Revisiting the MIMO Capacity With Per-Antenna Power Constraint: Fixed-Point Iteration and Alternating Optimization

Abstract

In this paper, we revisit the fundamental problem of computing MIMO capacity under per-antenna power constraint (PAPC). Unlike the sum power constraint counterpart which likely admits water-filling-like solutions, MIMO capacity with PAPC has been largely studied under the framework of generic convex optimization. The two main shortcomings of these approaches are 1) their complexity scales quickly with the problem size, which is not appealing for large-scale antenna systems and/or 2) their convergence properties are sensitive to the problem data. As a starting point, we first consider a single user MIMO scenario and propose two provably-convergent iterative algorithms to find its capacity, the first method based on fixed-point iteration and the other based on alternating optimization and minimax duality.

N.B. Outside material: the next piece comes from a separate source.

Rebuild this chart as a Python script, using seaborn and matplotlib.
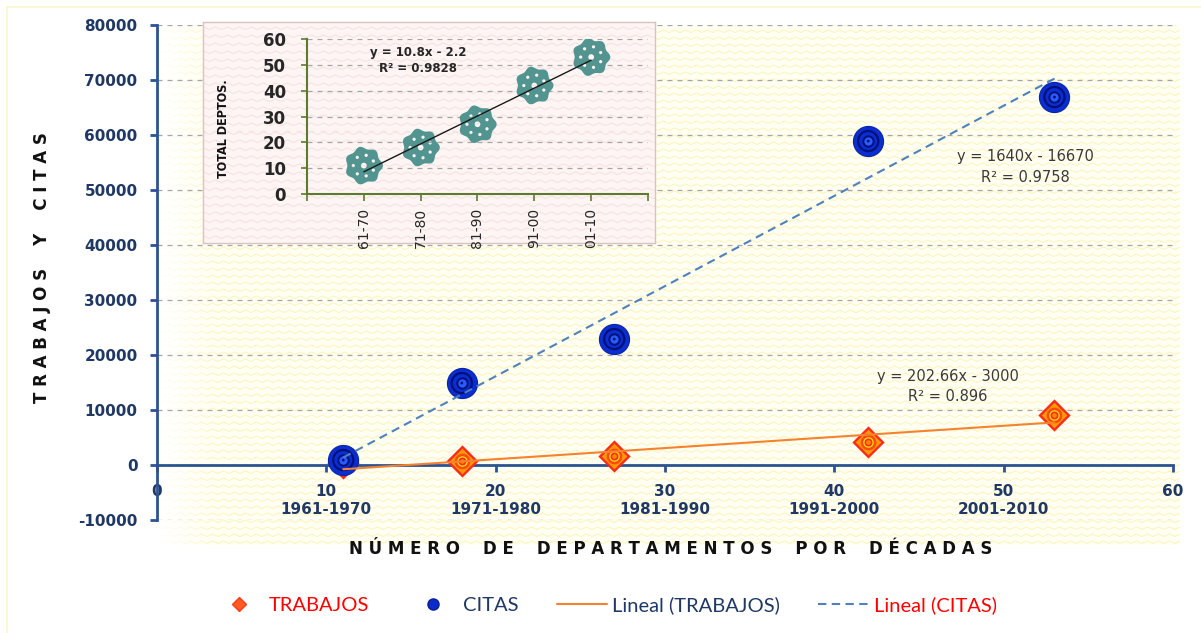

In particular, the two proposed methods can leverage the water-filling algorithm in each iteration and converge faster, compared with current methods. We then extend the proposed solutions to multiuser MIMO systems with dirty paper coding-based transmission strategies. In this regard, capacity regions of Gaussian broadcast channels with PAPC are also computed using closed-form expressions. Numerical results are provided to demonstrate the outperformance of the proposed solutions over existing approaches.